Carrier Aggregation (CA) is a feature of LTE-Advanced that allows mobile operators to combine two or more LTE carriers into single data channel to increase the capacity of the network and the data rates by exploiting fragmented spectrum allocations.

This technology can be applied to either the FDD or TDD variants of LTE with a maximum of five component carriers, each with a bandwidth of up to 20 MHz, resulting in a total transmission bandwidth of up to 100 MHz.

Types of Carrier Aggregation (CA)

Intra-band Carrier Aggregation: This form of carrier aggregation uses a single band. It is further divided up in to two parts:

  • Contiguous: This is the easiest form of LTE carrier aggregation to implement. In this the carriers are adjacent to each other. In this case you only need a single transceiver as the signal is considered as a single enlarged signal.

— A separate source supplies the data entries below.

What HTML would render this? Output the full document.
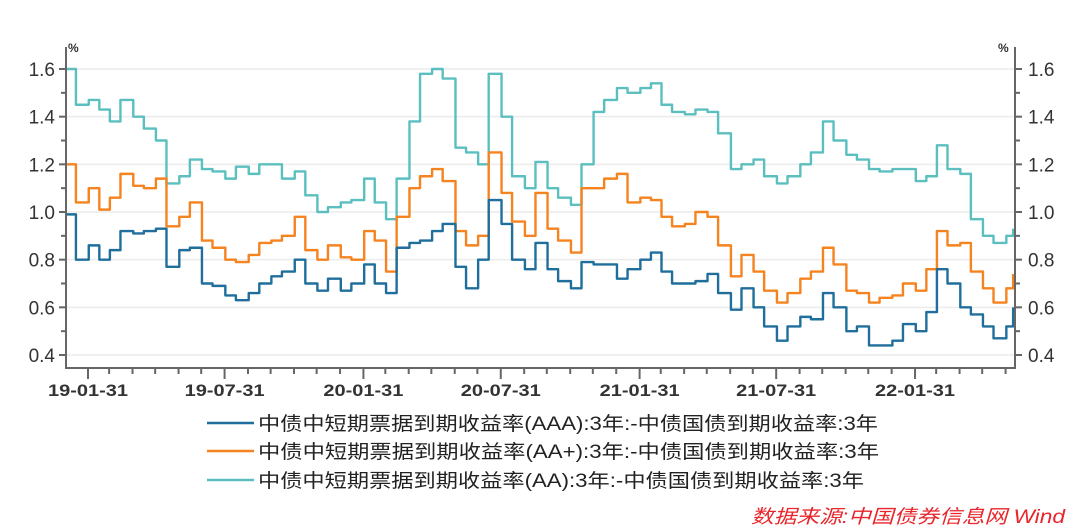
<!DOCTYPE html>
<html><head><meta charset="utf-8"><style>
html,body{margin:0;padding:0;background:#fff;width:1080px;height:528px;overflow:hidden}
svg{display:block}
text{font-family:"Liberation Sans","Noto Sans CJK SC",sans-serif}
</style></head><body>
<svg id="chart" width="1080" height="528" viewBox="0 0 1080 528" data-name="spread-chart" data-interactable="false">
<g id="grid" data-name="gridlines" data-interactable="false"></g>
<g id="series" data-name="series-lines" data-interactable="false"></g>
<g id="axes" data-name="axes" data-interactable="false"></g>
<g data-name="legend" data-interactable="false">
 <g data-name="legend-entry-aaa" data-interactable="true">
  <line x1="207" y1="423" x2="254" y2="423" stroke="#1f6e9c" stroke-width="2.5"/>
  <text x="258" y="430" font-size="19" fill="#222" textLength="620" lengthAdjust="spacingAndGlyphs">中债中短期票据到期收益率(AAA):3年:-中债国债到期收益率:3年</text>
 </g>
 <g data-name="legend-entry-aa-plus" data-interactable="true">
  <line x1="207" y1="451" x2="254" y2="451" stroke="#f5831f" stroke-width="2.5"/>
  <text x="258" y="458" font-size="19" fill="#222" textLength="621" lengthAdjust="spacingAndGlyphs">中债中短期票据到期收益率(AA+):3年:-中债国债到期收益率:3年</text>
 </g>
 <g data-name="legend-entry-aa" data-interactable="true">
  <line x1="207" y1="480" x2="254" y2="480" stroke="#5bbfbf" stroke-width="2.5"/>
  <text x="258" y="487" font-size="19" fill="#222" textLength="606" lengthAdjust="spacingAndGlyphs">中债中短期票据到期收益率(AA):3年:-中债国债到期收益率:3年</text>
 </g>
</g>
<text x="751" y="523" font-size="19" font-style="italic" fill="#e8262b" textLength="314" lengthAdjust="spacingAndGlyphs" data-name="source-note" data-interactable="false">数据来源:中国债券信息网 Wind</text>
</svg>
<script>
const dates = ["2019-01-01","2019-01-15","2019-02-01","2019-02-15","2019-03-01","2019-03-15","2019-04-01","2019-04-15","2019-05-01","2019-05-15","2019-06-01","2019-06-15","2019-07-01","2019-07-15","2019-08-01","2019-08-15","2019-09-01","2019-09-15","2019-10-01","2019-10-15","2019-11-01","2019-11-15","2019-12-01","2019-12-15",
"2020-01-01","2020-01-15","2020-02-01","2020-02-15","2020-03-01","2020-03-15","2020-04-01","2020-04-15","2020-05-01","2020-05-15","2020-06-01","2020-06-15","2020-07-01","2020-07-15","2020-08-01","2020-08-15","2020-09-01","2020-09-15","2020-10-01","2020-10-15","2020-11-01","2020-11-15","2020-12-01","2020-12-15",
"2021-01-01","2021-01-15","2021-02-01","2021-02-15","2021-03-01","2021-03-15","2021-04-01","2021-04-15","2021-05-01","2021-05-15","2021-06-01","2021-06-15","2021-07-01","2021-07-15","2021-08-01","2021-08-15","2021-09-01","2021-09-15","2021-10-01","2021-10-15","2021-11-01","2021-11-15","2021-12-01","2021-12-15",
"2022-01-01","2022-01-15","2022-02-01","2022-02-15","2022-03-01","2022-03-15","2022-04-01","2022-04-15","2022-05-01","2022-05-15","2022-06-01","2022-06-10"];
const aaaValues = [0.99,0.8,0.86,0.8,0.84,0.92,0.91,0.92,0.93,0.77,0.84,0.85,0.7,0.69,0.65,0.63,0.66,0.7,0.73,0.75,0.8,0.7,0.67,0.72,0.67,0.7,0.78,0.7,0.66,0.85,0.87,0.88,0.92,0.95,0.77,0.68,0.8,1.05,0.95,0.8,0.76,0.87,0.76,0.71,0.68,0.79,0.78,0.78,0.72,0.76,0.8,0.83,0.75,0.7,0.7,0.71,0.74,0.66,0.59,0.68,0.6,0.52,0.46,0.52,0.56,0.55,0.66,0.6,0.5,0.52,0.44,0.44,0.46,0.53,0.5,0.58,0.76,0.7,0.6,0.57,0.52,0.47,0.52,0.6];
const aaPlusValues = [1.2,1.04,1.1,1.01,1.06,1.16,1.11,1.1,1.14,0.94,0.98,1.04,0.88,0.85,0.8,0.79,0.82,0.87,0.88,0.9,0.98,0.84,0.8,0.86,0.81,0.8,0.92,0.88,0.75,0.98,1.1,1.15,1.18,1.13,0.92,0.86,0.9,1.25,1.08,0.96,0.9,1.08,0.93,0.88,0.83,1.1,1.1,1.14,1.16,1.04,1.06,1.05,0.98,0.94,0.95,1.0,0.98,0.86,0.73,0.82,0.75,0.67,0.62,0.66,0.72,0.75,0.85,0.78,0.67,0.66,0.62,0.64,0.65,0.7,0.67,0.76,0.92,0.86,0.87,0.75,0.68,0.62,0.68,0.74];
const aaValues = [1.6,1.45,1.47,1.43,1.38,1.47,1.4,1.35,1.3,1.12,1.15,1.22,1.18,1.17,1.14,1.19,1.16,1.2,1.2,1.14,1.17,1.07,1.0,1.02,1.04,1.05,1.14,1.04,0.97,1.14,1.38,1.58,1.6,1.56,1.27,1.25,1.2,1.58,1.4,1.15,1.1,1.21,1.1,1.06,1.03,1.2,1.42,1.47,1.52,1.5,1.52,1.54,1.45,1.42,1.41,1.43,1.42,1.33,1.18,1.2,1.22,1.15,1.12,1.15,1.2,1.25,1.38,1.3,1.24,1.22,1.18,1.17,1.18,1.18,1.13,1.15,1.28,1.18,1.16,0.97,0.9,0.87,0.9,0.93];
const yTicks = ["0.4","0.6","0.8","1.0","1.2","1.4","1.6"];
const xTickLabels = ["19-01-31","19-07-31","20-01-31","20-07-31","21-01-31","21-07-31","22-01-31"];
const xTickDates = ["2019-01-31","2019-07-31","2020-01-31","2020-07-31","2021-01-31","2021-07-31","2022-01-31"];

const NS="http://www.w3.org/2000/svg";
const L=66,R=1015,T=47,B=368;
const ref=Date.UTC(2019,0,31);
function days(s){const p=s.split("-");return (Date.UTC(+p[0],+p[1]-1,+p[2])-ref)/86400000;}
function xs(s){return 88+days(s)*0.7546;}
function ys(v){return 355-(v-0.4)*238.33;}
function mk(tag,attrs,parent){const e=document.createElementNS(NS,tag);for(const k in attrs)e.setAttribute(k,attrs[k]);parent.appendChild(e);return e;}
const grid=document.getElementById("grid"),axes=document.getElementById("axes"),ser=document.getElementById("series");

yTicks.forEach(t=>{
  const y=ys(parseFloat(t));
  const g=mk("line",{x1:L,x2:R,y1:y,y2:y,stroke:"#ececec","stroke-width":1.5},grid);
  g.setAttribute('data-name','y-gridline');
  g.setAttribute('data-interactable','false');
  const a=mk("text",{x:55,y:y+7,"text-anchor":"end","font-size":19,fill:"#333"},axes);
  a.textContent=t;
  a.setAttribute('data-name','y-tick-label-left');
  a.setAttribute('data-interactable','false');
  const b=mk("text",{x:1028,y:y+7,"font-size":19,fill:"#333"},axes);
  b.textContent=t;
  b.setAttribute('data-name','y-tick-label-right');
  b.setAttribute('data-interactable','false');
});
for(let v=0.4;v<=1.601;v+=0.1){
  const y=ys(v);const major=Math.abs(Math.round(v*10)%2)===0;
  mk("line",{x1:L-(major?7:5),x2:L,y1:y,y2:y,stroke:"#666","stroke-width":2},axes);
  mk("line",{x1:R,x2:R+(major?7:5),y1:y,y2:y,stroke:"#666","stroke-width":2},axes);
}
mk("line",{x1:L,x2:L,y1:T,y2:B+1,stroke:"#666","stroke-width":2},axes).setAttribute('data-name','left-y-axis');
mk("line",{x1:R,x2:R,y1:T,y2:B+1,stroke:"#666","stroke-width":2},axes).setAttribute('data-name','right-y-axis');
mk("line",{x1:L,x2:R,y1:B,y2:B,stroke:"#666","stroke-width":2},axes).setAttribute('data-name','x-axis');
const pl=mk("text",{x:68,y:52,"font-size":12,"font-weight":"bold",fill:"#333"},axes);pl.textContent="%";
pl.setAttribute('data-name','left-unit-label');
const pr=mk("text",{x:998,y:52,"font-size":12,"font-weight":"bold",fill:"#333"},axes);pr.textContent="%";
pr.setAttribute('data-name','right-unit-label');
for(let yr=2019;yr<=2022;yr++)for(let m=0;m<12;m++){
  const d=new Date(Date.UTC(yr,m+1,0));
  const s=d.toISOString().slice(0,10);const x=xs(s);
  if(x<L+2||x>R-2)continue;
  const major=(m===0||m===6);
  mk("line",{x1:x,x2:x,y1:B,y2:B+(major?11:6),stroke:"#666","stroke-width":2},axes);
}
xTickLabels.forEach((t,i)=>{
  const e=mk("text",{x:xs(xTickDates[i])-40,y:396,"font-size":17,"font-weight":"bold",fill:"#333",textLength:80,lengthAdjust:"spacingAndGlyphs"},axes);
  e.textContent=t;
  e.setAttribute('data-name','x-tick-label');
  e.setAttribute('data-interactable','false');
});
function drawLine(vals,color,name){
  let d="";
  vals.forEach((v,i)=>{
    const x=xs(dates[i]),y=ys(v);
    if(i===0)d+="M"+x+","+y;else d+="H"+x+"V"+y;
  });
  const p=mk("path",{d:d,fill:"none",stroke:color,"stroke-width":2.4,"stroke-linejoin":"round"},ser);
  p.setAttribute('data-name',name);
  p.setAttribute('data-interactable','false');
}
drawLine(aaValues,"#5bbfbf","series-aa-line");
drawLine(aaPlusValues,"#f5831f","series-aa-plus-line");
drawLine(aaaValues,"#1f6e9c","series-aaa-line");
</script>
</body></html>
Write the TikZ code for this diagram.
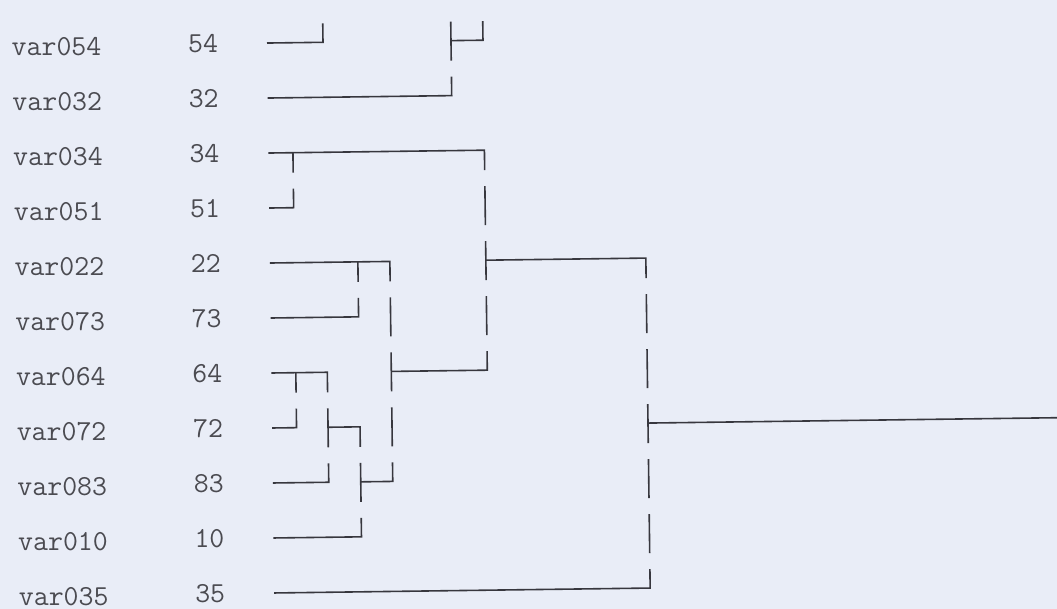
\documentclass[tikz,border=0pt]{standalone}
\usepackage{tikz}
\definecolor{papercolor}{RGB}{233,237,247}
\definecolor{inkcolor}{RGB}{55,55,62}
\tikzset{dendro/.style={draw=inkcolor,line width=1.6pt},
  lbl/.style={font=\ttfamily\fontsize{29}{32}\selectfont,text=inkcolor!90,inner sep=0pt}}

\begin{document}
\begin{tikzpicture}[x=1pt,y=-55pt]
\fill[papercolor] (0,-0.7818) rectangle (1057,10.2909);
\clip (0,-0.7818) rectangle (1057,10.2909);
\begin{scope}[rotate around={0.75:(270,0)}]
% row labels and case numbers
\foreach \v/\n [count=\i from 0] in {054/54,032/32,034/34,051/51,022/22,073/73,064/64,072/72,083/83,010/10,035/35}{
  \node[lbl,anchor=west](var\v) at (11.5,\i) {var\v};
  \node[lbl](num\v) at (203,\i) {\n};
}
% leaves with their corners
\draw[dendro] (267,0)--(323,0)--(323,-0.345);
\draw[dendro] (451,0)--(483,0)--(483,-0.345);
\draw[dendro] (267,1)--(451,1)--(451,0.655);
\draw[dendro] (267,2)--(483,2)--(483,2.364); \draw[dendro] (291.5,2)--(291.5,2.364);
\draw[dendro] (267,3)--(291.5,3)--(291.5,2.655);
\draw[dendro] (267,4)--(387,4)--(387,4.364); \draw[dendro] (355,4)--(355,4.364);
\draw[dendro] (483,4)--(643,4)--(643,4.364);
\draw[dendro] (267,5)--(355,5)--(355,4.655);
\draw[dendro] (267,6)--(323,6)--(323,6.364); \draw[dendro] (291.5,6)--(291.5,6.364);
\draw[dendro] (387,6)--(483,6)--(483,5.655);
\draw[dendro] (267,7)--(291.5,7)--(291.5,6.655);
\draw[dendro] (323,7)--(355,7)--(355,7.364);
\draw[dendro] (643,7)--(1075,7);
\draw[dendro] (267,8)--(323,8)--(323,7.655);
\draw[dendro] (355,8)--(387,8)--(387,7.655);
\draw[dendro] (267,9)--(355,9)--(355,8.655);
\draw[dendro] (267,10)--(643,10)--(643,9.655);
% full bars
\foreach \c/\r in {451/0,483/3,483/4,483/5,387/5,387/6,387/7,643/5,643/6,643/7,643/8,643/9,323/7,355/8}
  \draw[dendro] (\c,\r-0.345)--(\c,\r+0.364);
\end{scope}
\end{tikzpicture}
\end{document}
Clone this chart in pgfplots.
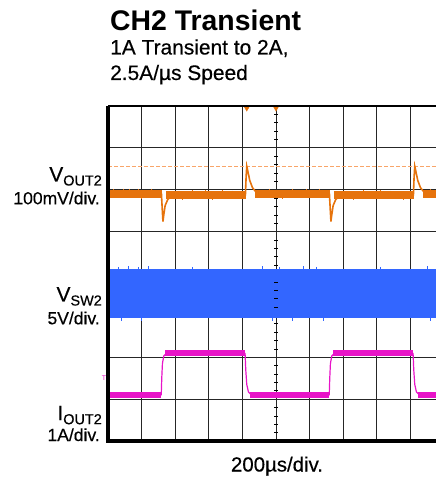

  • Non-contiguous: This one is slightly complicated as the carriers use the same operating band but are not adjacent to each other. So you need two transceivers, because the signal can’t be treated as a single signal, adding to complexity and cost.

Inter-band non-contiguous: This form of carrier aggregation uses different bands. This is more challenging as the carriers are from different operating bands. So you need multiple transceivers to transmit/receive signals using this type of CA, adding to cost, complexity and creating space constraints.